Em Essos, Arya Stark finalmente chega à casa do Preto e do Branco para iniciar seu treinamento e se tornar um homem sem rosto. O arco de Arya é construído de maneira essencialmente minimalista, precisando ser entendido em seus detalhes. A fotografia das cenas dentro do templo do Deus de Muitas Faces é escura, remetendo a emoções intimistas e a esforços contínuos para o alcance dos resultados. A personagem protagoniza uma das melhores cenas da temporada, quando finalmente consegue riscar mais um nome da sua lista de mortes. Mais um louro para Maisie Williams e sua incrível capacidade de atuação.

5 temporada imagem 3
Tyrion finalmente chega até Daenerys e deve ajudá-la a entender com mais propriedade a situação política em Porto Real. Assim que ela conseguir voltar, é claro

Para Daenerys Targaryen, a situação se fazia instável no controle de Meereen até a personagem passar a tomar medidas contra sua própria vontade, mas necessárias para a manutenção das condições de gestão política e para a conquista da confiança dos povos nativos da região. Tyrion Lannister, que desde o final da quarta temporada fugiu de Porto Real, chega ao encontro de Daenerys e temos ali os melhores diálogos de toda a série. O anão se mostra útil para a mãe dos dragões e após uma das mais aclamadas cenas da temporada e, finalmente, o voo de Danny em um dos dragões, a personagem deve assumir o lugar de mão da rainha de Meereen até que esta encontre o caminho para casa.

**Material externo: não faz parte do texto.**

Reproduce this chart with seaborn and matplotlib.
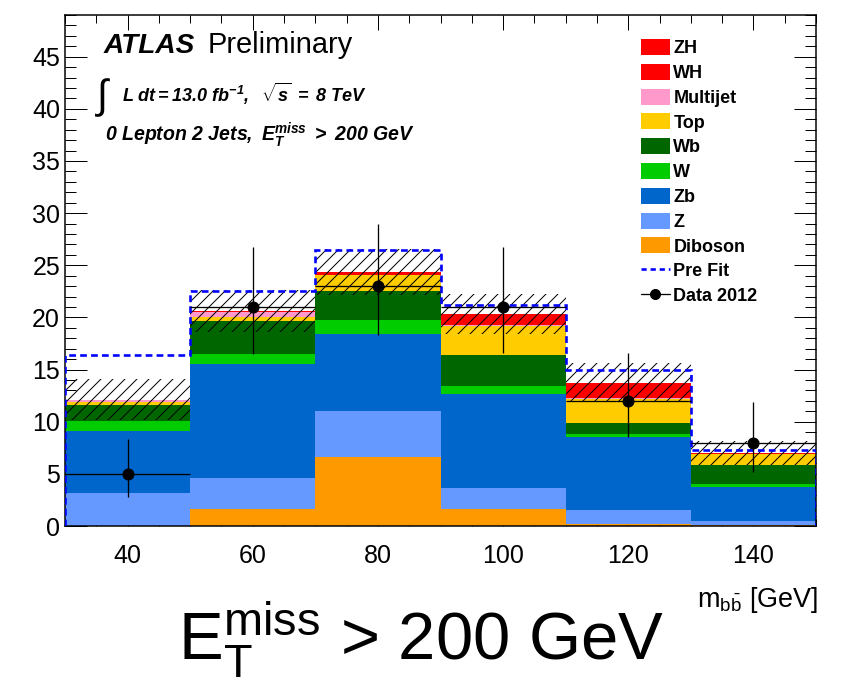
import numpy as np
import pandas as pd
import matplotlib
matplotlib.use("Agg")
import matplotlib.pyplot as plt
from matplotlib.patches import Patch
from matplotlib.lines import Line2D
from matplotlib.ticker import MultipleLocator
import seaborn as sns

# -----------------------------
# Data (events per 20 GeV bin)
# -----------------------------
edges = [30, 50, 70, 90, 110, 130, 150]
centers = [40, 60, 80, 100, 120, 140]

# processes, top of stack first
processes = ["ZH", "WH", "Multijet", "Top", "Wb", "W", "Zb", "Z", "Diboson"]
zh       = [0.03, 0.06, 0.17, 0.75, 1.05, 0.05]
wh       = [0.02, 0.04, 0.08, 0.30, 0.45, 0.03]
multijet = [0.15, 0.50, 0.05, 0.10, 0.10, 0.04]
top      = [0.25, 0.30, 1.50, 2.75, 2.30, 1.05]
wb       = [1.55, 3.25, 2.75, 2.95, 1.05, 1.85]
w        = [1.00, 0.95, 1.35, 0.80, 0.25, 0.23]
zb       = [5.95, 10.85, 7.40, 9.05, 7.05, 3.27]
z        = [3.15, 3.05, 4.40, 2.00, 1.30, 0.45]
diboson  = [0.00, 1.60, 6.65, 1.60, 0.20, 0.05]

syst_unc = [1.95, 2.00, 2.20, 1.90, 1.85, 1.15]
pre_fit  = [16.4, 22.5, 26.5, 21.15, 15.0, 7.28]

data      = [5, 21, 23, 21, 12, 8]
data_up   = [3.3, 5.8, 6.0, 5.8, 4.6, 3.9]
data_down = [2.2, 4.5, 4.7, 4.4, 3.45, 2.8]

colors = {
    "ZH": "#ff0000", "WH": "#ff0000", "Multijet": "#ff99cc",
    "Top": "#ffcc00", "Wb": "#006600", "W": "#00cc00",
    "Zb": "#0066cc", "Z": "#6699ff", "Diboson": "#ff9900",
}

values = {"ZH": zh, "WH": wh, "Multijet": multijet, "Top": top, "Wb": wb,
          "W": w, "Zb": zb, "Z": z, "Diboson": diboson}

rows = []
for p in processes:
    for c, v in zip(centers, values[p]):
        rows.append({"mbb": c, "events": v, "process": p})
df = pd.DataFrame(rows)
total = np.sum([values[p] for p in processes], axis=0)

# -----------------------------
# Style
# -----------------------------
sns.set_theme(style="ticks")
plt.rcParams["font.family"] = ["Liberation Sans", "DejaVu Sans"]
plt.rcParams["text.color"] = "black"
plt.rcParams["xtick.color"] = "black"
plt.rcParams["ytick.color"] = "black"
plt.rcParams["mathtext.fontset"] = "custom"
plt.rcParams["mathtext.rm"] = "Liberation Sans"
plt.rcParams["mathtext.it"] = "Liberation Sans:italic"
plt.rcParams["mathtext.bf"] = "Liberation Sans:bold"
plt.rcParams["mathtext.bfit"] = "Liberation Sans:italic:bold"
plt.rcParams["mathtext.sf"] = "Liberation Sans"
plt.rcParams["hatch.linewidth"] = 1.0

fig = plt.figure(figsize=(843 / 72, 685 / 72), dpi=72)
ax = fig.add_axes([65 / 843, 1 - 526 / 685, 751 / 843, 511 / 685])

sns.histplot(data=df, x="mbb", weights="events", hue="process",
             hue_order=processes, palette=colors, multiple="stack",
             bins=edges, element="bars", linewidth=0, alpha=1,
             legend=False, ax=ax)

# uncertainty band
ax.bar(centers, 2 * np.array(syst_unc), bottom=total - np.array(syst_unc),
       width=20, fill=False, hatch="//", linewidth=0, edgecolor="black",
       zorder=3)

# pre fit
ax.stairs(pre_fit, edges, color="#0000ff", linestyle=(0, (2.6, 1.6)),
          linewidth=2.6, zorder=4)

# data
ax.errorbar(centers, data, yerr=[data_down, data_up], xerr=10,
            fmt="o", color="black", markersize=11, elinewidth=1.3,
            capsize=0, zorder=5)

ax.set_xlim(30, 150)
ax.set_ylim(0, 49)
ax.set_xlabel("")
ax.set_ylabel("")
ax.xaxis.set_major_locator(MultipleLocator(20))
ax.xaxis.set_minor_locator(MultipleLocator(5))
ax.yaxis.set_major_locator(MultipleLocator(5))
ax.yaxis.set_minor_locator(MultipleLocator(1))
ax.tick_params(axis="both", which="both", direction="in", top=True,
               right=True, width=1, color="black", labelcolor="black",
               labelsize=25)
ax.tick_params(axis="x", which="major", length=15, pad=18)
ax.tick_params(axis="x", which="minor", length=7.5)
ax.tick_params(axis="y", which="major", length=22, pad=5)
ax.tick_params(axis="y", which="minor", length=11)
for s in ax.spines.values():
    s.set_linewidth(1.5)
    s.set_color("black")

# legend
handles = [Patch(facecolor=colors[p], edgecolor="none", label=p) for p in processes]
handles.append(Line2D([], [], color="#0000ff", linestyle=(0, (2, 1.5)),
                      linewidth=2.6, label="Pre Fit"))
handles.append(Line2D([], [], color="black", marker="o", markersize=10,
                      linewidth=1.3, label="Data 2012"))
labels = processes + ["Pre Fit", "Data 2012"]
fig.legend(handles, labels, loc="upper left",
           bbox_to_anchor=(641 / 843, 1 - 39 / 685), frameon=False,
           prop={"size": 18, "weight": "bold"}, handlelength=1.6,
           handleheight=1.0, handletextpad=0.2, labelspacing=0.365,
           borderpad=0, borderaxespad=0)

# labels
fig.text(104 / 843, 1 - 53 / 685, "ATLAS", fontsize=28, fontweight="bold",
         fontstyle="italic", va="baseline")
fig.text(208 / 843, 1 - 53 / 685, "Preliminary", fontsize=29, va="baseline")
fig.text(97 / 843, 1 - 108 / 685, "\u222b", fontsize=40, va="baseline")
fig.text(122 / 843, 1 - 102 / 685,
         r"$\mathbfit{L\ dt{=}13.0\ fb^{-1},\ \ \sqrt{s}\ =\ 8\ TeV}$",
         fontsize=18, va="baseline")
fig.text(105 / 843, 1 - 141 / 685,
         r"$\mathbfit{0\ Lepton\ 2\ Jets,\ E_{T}^{miss}\ >\ 200\ GeV}$",
         fontsize=19.5, va="baseline")
fig.text(818 / 843, 1 - 607 / 685, r"$\mathrm{m_{b\bar{b}}}$ [GeV]",
         fontsize=27, ha="right", va="baseline")
fig.text(178 / 843, 1 - 660 / 685, r"$\mathrm{E_{T}^{miss}}$ > 200 GeV",
         fontsize=67, ha="left", va="baseline")

fig.savefig("out.png", dpi=72)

Cheia de altos e baixos, a temporada pareceu ter uma constância regular de transmissão de emoções. Os baixos, no entanto, foram extremamente significativos, haja vista a relevância dos personagens prejudicados nas escolhas do roteiro. A quinta definitivamente não é a melhor temporada de Game of Thrones, mas nos deixa ansiosos e perplexos para o que os produtores estão preparando para as próximas produções.

A sexta temporada de Game of Thrones estreia este domingo, 24 de abril, na HBO a partir das 22h.